Despite the choices Stella made, Jens doesn’t consider her a villain. “As far as I’m concerned, what we’re really confronting is our humanity,” Jens said. “What I hope at the end of the experience is that you will see that we are all human, and we all are capable of making the choices that she made, for the reasons that she made them.”  
 
But the Nazis betrayed her and sent her parents to a concentration camp, where they died. Still, she continued the work she had begun. In the play, Stella says: “It was toolate by then, don’t you understand. You can’t just stop doing what you’re doing, being what you are, once you’ve gone that far.”
 
After the war, Stella was arrested by the Russians and spent 10 years in a labor camp. Upon her release she was tried in Berlin, but her sentence was commuted because of the time she had already served.
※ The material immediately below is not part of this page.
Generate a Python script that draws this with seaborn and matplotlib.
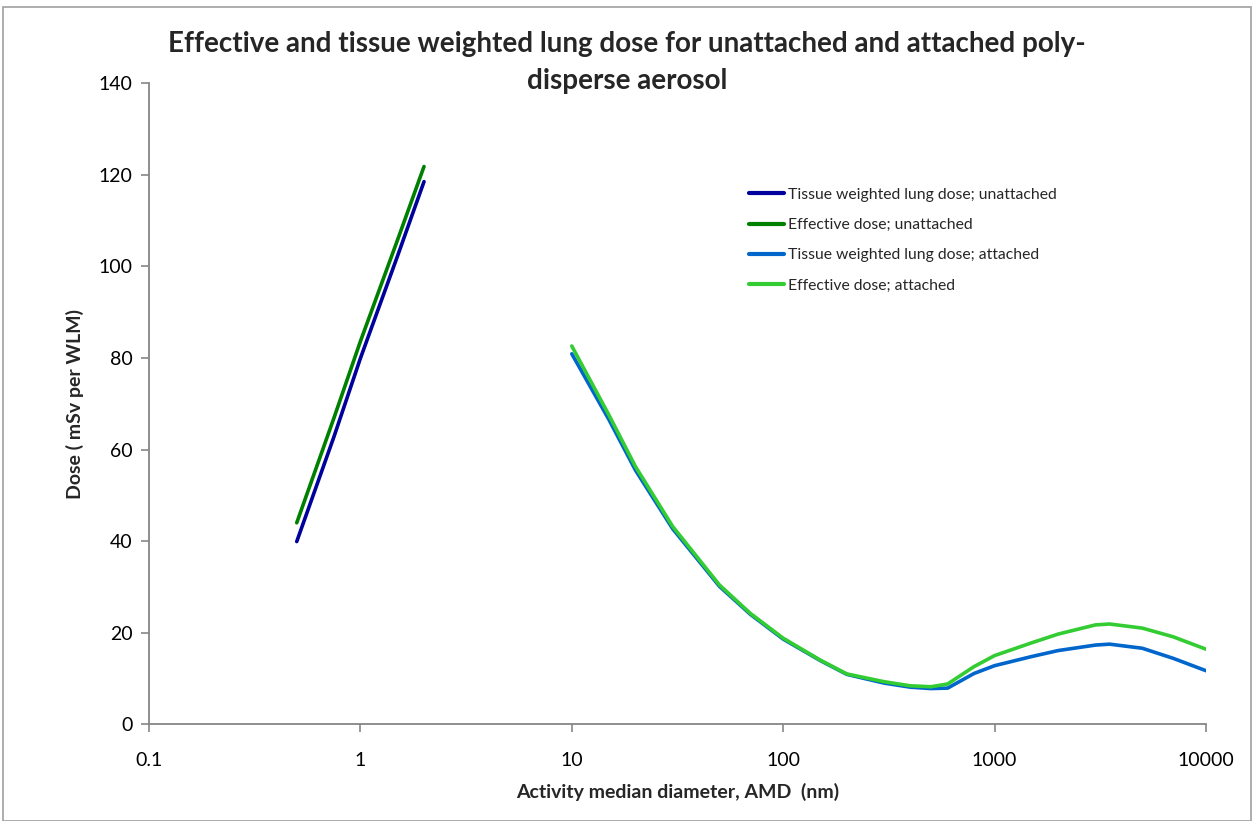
import matplotlib
matplotlib.use("Agg")
import matplotlib.pyplot as plt
import seaborn as sns
import pandas as pd
from matplotlib.patches import Rectangle

# ---- data ----
unatt_x = [0.5, 0.75, 1, 1.5, 2]
tissue_unatt = [39.9, 62.8, 79.9, 102.3, 118.5]
eff_unatt = [44.0, 66.9, 83.6, 105.8, 121.8]

att_x = [10, 15, 20, 30, 50, 70, 100, 150, 200, 300, 400, 500, 600, 800,
         1000, 1500, 2000, 3000, 3500, 5000, 7000, 10000]
tissue_att = [80.9, 66.5, 55.5, 42.7, 30.1, 24.0, 18.6, 13.9, 10.9, 9.0, 8.1,
              7.8, 7.9, 11.1, 12.8, 14.8, 16.1, 17.3, 17.5, 16.6, 14.4, 11.7]
eff_att = [82.6, 67.5, 56.3, 43.2, 30.4, 24.2, 18.8, 14.0, 11.0, 9.3, 8.4,
           8.2, 8.8, 12.6, 15.0, 17.8, 19.7, 21.7, 21.9, 21.0, 19.1, 16.4]

series_names = ["Tissue weighted lung dose; unattached",
                "Effective dose; unattached",
                "Tissue weighted lung dose; attached",
                "Effective dose; attached"]
colors = ["#00009C", "#008000", "#0066CC", "#33CC33"]

x_ticks = [0.1, 1, 10, 100, 1000, 10000]
x_tick_labels = ["0.1", "1", "10", "100", "1000", "10000"]
y_ticks = [0, 20, 40, 60, 80, 100, 120, 140]

rows = []
for name, xs, ys in [(series_names[0], unatt_x, tissue_unatt),
                     (series_names[1], unatt_x, eff_unatt),
                     (series_names[2], att_x, tissue_att),
                     (series_names[3], att_x, eff_att)]:
    for xv, yv in zip(xs, ys):
        rows.append({"AMD": xv, "Dose": yv, "series": name})
df = pd.DataFrame(rows)

sns.set_theme(style="white")
plt.rcParams['font.family'] = ['Lato', 'DejaVu Sans']

fig = plt.figure(figsize=(12.54, 8.21), dpi=100)
ax = fig.add_axes([0.1188, 0.1178, 0.9617 - 0.1188, 0.8987 - 0.1178])

sns.lineplot(data=df, x="AMD", y="Dose", hue="series", hue_order=series_names,
             palette=colors, sort=False, estimator=None, linewidth=2.6,
             ax=ax, legend=True)

ax.set_xscale("log")
ax.set_xlim(0.1, 10000)
ax.set_ylim(0, 140)
ax.set_xticks(x_ticks)
ax.set_xticklabels(x_tick_labels)
ax.minorticks_off()
ax.set_yticks(y_ticks)

gray = "#868686"
for s in ["top", "right"]:
    ax.spines[s].set_visible(False)
for s in ["left", "bottom"]:
    ax.spines[s].set_color(gray)
    ax.spines[s].set_linewidth(1.3)
ax.tick_params(axis="both", which="major", direction="out", length=6,
               width=1.2, color=gray, labelsize=14, labelcolor="black",
               bottom=True, left=True)
ax.tick_params(axis="x", pad=14)
ax.tick_params(axis="y", pad=6)

ax.set_xlabel("Activity median diameter, AMD  (nm)", fontsize=14,
              fontweight="bold", labelpad=10)
ax.set_ylabel("Dose ( mSv per WLM)", fontsize=14, fontweight="bold",
              labelpad=10)

fig.suptitle("Effective and tissue weighted lung dose for unattached and attached poly-\ndisperse aerosol",
             x=0.5, y=0.962, fontsize=20, fontweight="bold", linespacing=1.5)

leg = ax.legend(loc="upper left", bbox_to_anchor=(0.562, 0.847),
                frameon=False, fontsize=11.3, handlelength=2.2,
                handletextpad=0.25, labelspacing=1.05, borderaxespad=0)
for line in leg.get_lines():
    line.set_linewidth(3)

fig.patches.append(Rectangle((3 / 1254, 0.0), 1 - 6 / 1254, 1 - 7 / 821,
                             transform=fig.transFigure, fill=False,
                             edgecolor="#A0A0A0", linewidth=1.2))

fig.savefig("out.png", dpi=100)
When she tried to reunite with the daughter who was taken from her after the war, she was rebuffed with undisguised hatred. So, Jens insisted, Stella suffered for what she did.
 
“She was an outcast. Anybody who knew about her would have nothing to do with her. She lived in guilt all her life. All she had was that this child would care about her, but the child, too, turns on her. She didn’t have an easy life. She paid the price for that. She never had joy in her life after that,” Jens said.
 
For Louw, “Blonde Poison” is a morality tale more than a Holocaust play. “It is about the central question: What would I have done in her place?” the playwright explained. “And that is why this is a piece that resonates so strongly with audiences. We have seen it in the sessions after the performance, when people want to talk and explore how they feel, themselves, about it. I think this is why people empathize with her, because they question whether they, themselves, could have done the same.”  
 
She added: “But [it’s] also looking at those incredible people who could have chosen the ‘easier’ route — is it easier? — and survived at the expense of others, and yet behaved with such amazing strength and commitment to humanity. Which way would I have gone?”
 
Blonde Poison” opens Jan. 8 at Theatre 40 in Beverly Hills.